- Interactive map of Waldo
- Coordinates: 38°59′19″N 94°35′25″W﻿ / ﻿38.98861°N 94.59028°W
- Country: United States
- State: Missouri
- County: Jackson
- ZIP codes: 64114, 64131
- Website: https://www.waldokc.org/

= Waldo, Kansas City =

Neighborhood in Kansas City, Missouri, U.S.

Waldo is a neighborhood located on the southside of Kansas City, Missouri, that has continued to maintain its own unique character, even though it was annexed by Kansas City in 1909. Waldo's boundaries are Gregory Boulevard on the north to 85th Street on the south, and Troost Avenue on the east to State Line on the west.

==History==
In 1841, David Waldo of Gasconade County, Missouri, was convinced by some friends to purchase land in Jackson County, Missouri. Waldo purchased 1000 acre that ran from what is now Gregory to 91st Street and State Line to Holmes.

In 1860, a rail line was established between Westport and Dodson, and a main stop was located in Waldo. When the rail line was converted to street cars in 1907, a brick station was built at the Waldo location, and it became known as the Grand Central Station of Waldo. Waldo was annexed by Kansas City in 1909, which pushed the southern city limit from 49th Street to 77th Street. Business began to grow around the station, including Elmer Family Grocery and Milen Drygoods. As the growth continued, the Waldo area became a main traffic artery of south Kansas City. Houses on Wornall Road south to 75th Street made way for continued business expansion in the 1930s.

The Waldo Water Tower, located near 75th and Holmes, is a local landmark and is listed in the National Register of Historic Places. The Alexander Majors House is another local landmark listed in the National Register of Historic Places.

==Education==
Waldo has a lending library, a branch of the Kansas City Public Library.

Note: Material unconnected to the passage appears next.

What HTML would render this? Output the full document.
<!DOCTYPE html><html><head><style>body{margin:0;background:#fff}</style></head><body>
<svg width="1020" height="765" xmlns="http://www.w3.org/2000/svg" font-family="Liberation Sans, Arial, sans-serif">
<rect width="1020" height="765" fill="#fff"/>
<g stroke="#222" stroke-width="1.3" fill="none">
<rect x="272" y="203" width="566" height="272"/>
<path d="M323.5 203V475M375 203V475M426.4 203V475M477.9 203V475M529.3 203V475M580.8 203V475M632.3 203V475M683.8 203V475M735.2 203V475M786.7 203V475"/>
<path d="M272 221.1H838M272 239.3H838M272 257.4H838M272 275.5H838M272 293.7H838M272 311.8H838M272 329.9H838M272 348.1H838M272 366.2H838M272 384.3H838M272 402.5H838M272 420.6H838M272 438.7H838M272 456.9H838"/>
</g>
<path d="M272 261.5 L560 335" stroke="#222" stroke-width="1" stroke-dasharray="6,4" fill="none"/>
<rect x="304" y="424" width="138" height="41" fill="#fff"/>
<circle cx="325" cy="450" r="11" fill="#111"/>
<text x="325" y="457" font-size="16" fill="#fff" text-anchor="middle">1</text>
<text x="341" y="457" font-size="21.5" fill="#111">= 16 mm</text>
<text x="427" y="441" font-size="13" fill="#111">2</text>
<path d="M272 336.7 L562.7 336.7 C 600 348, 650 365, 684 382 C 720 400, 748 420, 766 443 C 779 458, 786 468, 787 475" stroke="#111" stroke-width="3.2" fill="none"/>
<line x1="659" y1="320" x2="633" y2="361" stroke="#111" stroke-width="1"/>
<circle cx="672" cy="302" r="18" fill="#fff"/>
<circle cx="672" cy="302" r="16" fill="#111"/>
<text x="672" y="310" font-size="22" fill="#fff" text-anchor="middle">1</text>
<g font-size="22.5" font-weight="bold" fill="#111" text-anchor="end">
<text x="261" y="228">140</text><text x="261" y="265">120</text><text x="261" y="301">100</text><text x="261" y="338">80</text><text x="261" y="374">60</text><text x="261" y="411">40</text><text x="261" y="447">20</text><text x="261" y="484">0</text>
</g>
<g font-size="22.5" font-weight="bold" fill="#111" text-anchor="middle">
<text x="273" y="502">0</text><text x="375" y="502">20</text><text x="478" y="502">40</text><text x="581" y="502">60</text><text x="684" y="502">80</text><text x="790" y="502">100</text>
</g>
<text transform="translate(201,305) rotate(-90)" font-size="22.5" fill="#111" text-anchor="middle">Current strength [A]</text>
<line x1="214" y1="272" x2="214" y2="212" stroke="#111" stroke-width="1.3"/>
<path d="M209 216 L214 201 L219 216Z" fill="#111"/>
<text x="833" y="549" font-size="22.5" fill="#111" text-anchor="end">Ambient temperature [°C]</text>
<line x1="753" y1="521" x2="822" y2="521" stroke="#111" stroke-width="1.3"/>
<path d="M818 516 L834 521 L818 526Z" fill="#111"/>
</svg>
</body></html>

St. Elizabeth School is a parochial catholic school located in Waldo. It was founded in 1922, and serves students from pre-school through 8th grade.

Hale Cook Elementary is a Kansas City public school located in Waldo. It was founded in 1912 and closed in 2009, but reopened as a neighborhood school in 2014. It serves students from pre-school through 6th grade.

Kansas City Academy is an independent school serving students in 6th through 12th grade located in Waldo.